The Scottish machines were made by DRS.
Who provides the American ones?
A lot of them, including those in my home state of Georgia, are made by Diebold, a big republican campaign donor.
Designing a reliable and trustworth voting system is not difficult. A system which does not have the a tangible, fairly immutable, human readable, physical token as the official 'vote' has all sorts of difficult problems to solve... fortunately a paper ballot isn't exactly exotic technology.
Anyway, the US voting system is a mess. Talking about voting machines is a bit of a red herring actually, since even a perfect machine would be insufficient with a crappy system and a well designed system does not require trusting the voting machine (or any other single part of the process). Voter registration is a larger problem anyway.
Unfortunately for us in the US, one of our major political parties gets a benefit from disenfranchising voters and undermining the electoral system.

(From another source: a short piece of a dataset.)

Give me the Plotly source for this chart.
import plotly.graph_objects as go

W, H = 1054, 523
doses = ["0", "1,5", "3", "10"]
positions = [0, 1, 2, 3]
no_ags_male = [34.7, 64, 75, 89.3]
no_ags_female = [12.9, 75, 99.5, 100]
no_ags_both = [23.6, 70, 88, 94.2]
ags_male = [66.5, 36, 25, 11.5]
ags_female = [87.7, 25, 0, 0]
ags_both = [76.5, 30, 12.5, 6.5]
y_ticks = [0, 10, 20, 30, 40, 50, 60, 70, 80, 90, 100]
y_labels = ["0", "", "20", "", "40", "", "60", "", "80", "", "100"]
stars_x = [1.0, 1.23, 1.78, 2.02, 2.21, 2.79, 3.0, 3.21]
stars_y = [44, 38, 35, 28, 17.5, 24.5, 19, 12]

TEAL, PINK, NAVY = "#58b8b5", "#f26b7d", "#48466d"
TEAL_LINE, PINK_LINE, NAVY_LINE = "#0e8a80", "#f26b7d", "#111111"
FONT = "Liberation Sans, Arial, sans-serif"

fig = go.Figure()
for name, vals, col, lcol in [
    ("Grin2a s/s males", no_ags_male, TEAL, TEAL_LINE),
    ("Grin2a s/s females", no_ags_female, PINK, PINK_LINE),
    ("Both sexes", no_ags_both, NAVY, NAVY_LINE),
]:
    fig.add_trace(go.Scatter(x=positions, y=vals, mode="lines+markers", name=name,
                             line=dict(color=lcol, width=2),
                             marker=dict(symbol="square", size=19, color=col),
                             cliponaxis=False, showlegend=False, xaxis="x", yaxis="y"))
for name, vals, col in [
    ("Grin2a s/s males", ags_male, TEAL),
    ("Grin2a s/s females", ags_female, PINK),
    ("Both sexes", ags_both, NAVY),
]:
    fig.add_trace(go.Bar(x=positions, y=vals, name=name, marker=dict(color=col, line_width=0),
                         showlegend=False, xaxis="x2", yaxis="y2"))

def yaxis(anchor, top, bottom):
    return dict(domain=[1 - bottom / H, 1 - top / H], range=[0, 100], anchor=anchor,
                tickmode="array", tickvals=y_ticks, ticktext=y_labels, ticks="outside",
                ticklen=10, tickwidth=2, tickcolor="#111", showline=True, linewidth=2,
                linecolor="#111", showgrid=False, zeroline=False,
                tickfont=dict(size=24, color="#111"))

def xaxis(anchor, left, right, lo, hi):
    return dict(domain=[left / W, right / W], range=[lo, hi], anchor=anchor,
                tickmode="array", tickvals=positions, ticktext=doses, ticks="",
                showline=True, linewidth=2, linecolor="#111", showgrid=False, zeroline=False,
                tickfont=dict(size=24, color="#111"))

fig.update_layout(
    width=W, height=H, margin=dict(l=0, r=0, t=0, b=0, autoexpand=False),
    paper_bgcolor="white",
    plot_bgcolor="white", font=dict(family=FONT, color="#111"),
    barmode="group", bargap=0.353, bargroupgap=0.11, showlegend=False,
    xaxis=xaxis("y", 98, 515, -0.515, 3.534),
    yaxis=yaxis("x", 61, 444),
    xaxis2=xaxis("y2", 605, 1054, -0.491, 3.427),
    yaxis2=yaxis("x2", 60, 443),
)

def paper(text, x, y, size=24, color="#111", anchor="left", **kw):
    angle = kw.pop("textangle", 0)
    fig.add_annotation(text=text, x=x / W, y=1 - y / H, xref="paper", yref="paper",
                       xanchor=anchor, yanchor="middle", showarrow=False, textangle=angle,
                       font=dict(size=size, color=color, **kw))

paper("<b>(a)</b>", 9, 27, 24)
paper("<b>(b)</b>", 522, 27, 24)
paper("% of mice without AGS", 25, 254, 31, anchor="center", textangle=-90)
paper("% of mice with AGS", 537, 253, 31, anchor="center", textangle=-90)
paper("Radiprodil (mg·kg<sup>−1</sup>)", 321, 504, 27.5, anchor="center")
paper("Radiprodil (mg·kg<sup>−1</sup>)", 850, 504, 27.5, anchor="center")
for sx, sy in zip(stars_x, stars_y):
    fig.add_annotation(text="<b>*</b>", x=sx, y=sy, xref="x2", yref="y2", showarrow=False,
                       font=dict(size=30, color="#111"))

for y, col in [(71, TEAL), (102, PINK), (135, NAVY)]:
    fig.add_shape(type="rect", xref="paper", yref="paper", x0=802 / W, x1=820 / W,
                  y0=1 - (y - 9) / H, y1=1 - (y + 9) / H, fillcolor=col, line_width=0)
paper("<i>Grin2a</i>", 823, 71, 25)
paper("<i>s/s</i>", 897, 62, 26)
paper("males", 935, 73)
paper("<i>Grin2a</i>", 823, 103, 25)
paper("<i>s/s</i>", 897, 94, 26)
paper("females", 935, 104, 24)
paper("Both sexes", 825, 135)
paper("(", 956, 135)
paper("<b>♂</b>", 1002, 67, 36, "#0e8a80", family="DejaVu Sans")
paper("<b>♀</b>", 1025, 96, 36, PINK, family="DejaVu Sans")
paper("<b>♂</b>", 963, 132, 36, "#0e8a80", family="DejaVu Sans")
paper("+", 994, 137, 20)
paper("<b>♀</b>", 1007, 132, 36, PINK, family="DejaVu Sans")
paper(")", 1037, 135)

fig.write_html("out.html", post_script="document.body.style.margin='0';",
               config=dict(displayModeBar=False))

We have known how to design and implement a much better system for a good long time, and after 2000 we had no shortage of actual experts spell out those plans (and the problems with the current system) in excruciating detail. Sadly, it is a political problem actually implementing such fixes.

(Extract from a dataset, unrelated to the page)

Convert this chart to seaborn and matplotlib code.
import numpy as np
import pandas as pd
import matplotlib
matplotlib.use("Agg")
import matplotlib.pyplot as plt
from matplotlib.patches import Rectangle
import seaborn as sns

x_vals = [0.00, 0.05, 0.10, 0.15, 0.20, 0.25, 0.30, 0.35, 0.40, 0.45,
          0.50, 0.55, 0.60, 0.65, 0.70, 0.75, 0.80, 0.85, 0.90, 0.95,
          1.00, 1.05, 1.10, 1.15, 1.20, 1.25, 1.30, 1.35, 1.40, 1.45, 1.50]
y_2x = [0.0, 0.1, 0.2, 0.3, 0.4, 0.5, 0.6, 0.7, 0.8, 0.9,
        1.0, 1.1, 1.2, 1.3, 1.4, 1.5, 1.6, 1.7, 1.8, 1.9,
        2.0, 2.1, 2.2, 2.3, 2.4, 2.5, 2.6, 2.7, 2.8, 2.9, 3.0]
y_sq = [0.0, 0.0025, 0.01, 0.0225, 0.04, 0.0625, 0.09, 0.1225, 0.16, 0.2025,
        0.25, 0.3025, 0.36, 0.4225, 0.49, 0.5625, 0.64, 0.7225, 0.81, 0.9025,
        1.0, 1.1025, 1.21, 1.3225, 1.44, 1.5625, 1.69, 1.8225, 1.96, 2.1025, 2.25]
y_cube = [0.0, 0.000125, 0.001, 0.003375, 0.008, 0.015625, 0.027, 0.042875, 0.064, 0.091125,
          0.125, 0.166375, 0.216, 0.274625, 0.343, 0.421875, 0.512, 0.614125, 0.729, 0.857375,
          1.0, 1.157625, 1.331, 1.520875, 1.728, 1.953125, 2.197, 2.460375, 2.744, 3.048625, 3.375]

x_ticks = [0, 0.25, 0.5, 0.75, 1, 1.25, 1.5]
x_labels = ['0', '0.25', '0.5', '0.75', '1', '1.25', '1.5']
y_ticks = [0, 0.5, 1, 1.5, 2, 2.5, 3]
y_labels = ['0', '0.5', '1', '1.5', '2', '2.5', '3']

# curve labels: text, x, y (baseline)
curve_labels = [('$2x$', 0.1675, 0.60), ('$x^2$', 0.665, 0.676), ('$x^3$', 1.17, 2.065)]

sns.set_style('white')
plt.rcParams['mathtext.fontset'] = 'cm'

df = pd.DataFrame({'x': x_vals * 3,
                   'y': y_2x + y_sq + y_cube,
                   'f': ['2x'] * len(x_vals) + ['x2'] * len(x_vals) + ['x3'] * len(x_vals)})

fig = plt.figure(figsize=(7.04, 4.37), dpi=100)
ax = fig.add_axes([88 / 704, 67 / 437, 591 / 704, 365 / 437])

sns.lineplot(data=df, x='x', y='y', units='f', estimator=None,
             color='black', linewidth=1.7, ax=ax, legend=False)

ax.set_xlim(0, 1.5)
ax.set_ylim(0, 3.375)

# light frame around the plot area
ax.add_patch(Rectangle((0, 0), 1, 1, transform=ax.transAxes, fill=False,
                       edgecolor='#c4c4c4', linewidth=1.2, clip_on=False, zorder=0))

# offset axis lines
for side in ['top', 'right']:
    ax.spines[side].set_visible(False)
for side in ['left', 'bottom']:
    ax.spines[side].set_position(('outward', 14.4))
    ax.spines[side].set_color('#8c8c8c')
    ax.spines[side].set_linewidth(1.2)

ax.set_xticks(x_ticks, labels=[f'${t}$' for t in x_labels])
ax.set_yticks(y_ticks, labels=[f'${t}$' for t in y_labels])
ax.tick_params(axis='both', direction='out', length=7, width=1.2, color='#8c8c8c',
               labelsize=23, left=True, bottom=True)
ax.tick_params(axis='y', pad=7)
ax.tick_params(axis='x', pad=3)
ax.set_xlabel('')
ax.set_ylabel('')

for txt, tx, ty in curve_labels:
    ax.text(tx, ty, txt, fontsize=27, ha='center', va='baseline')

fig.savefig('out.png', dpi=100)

BTW: The Caltech-MIT Voting Technology Project reports are a good source. Anyone who knows any statistics can pretty confidently say that more people voted for Gore in 2000 in FL to a pretty good p level based just on the different reported error rates of the measuring equipment (voting machines) in different counties. Again, sadly, one party gets a gain from having crappy measurements (we can't even use statistical corrections on the census here)... reality has a 'liberal bias' apparently.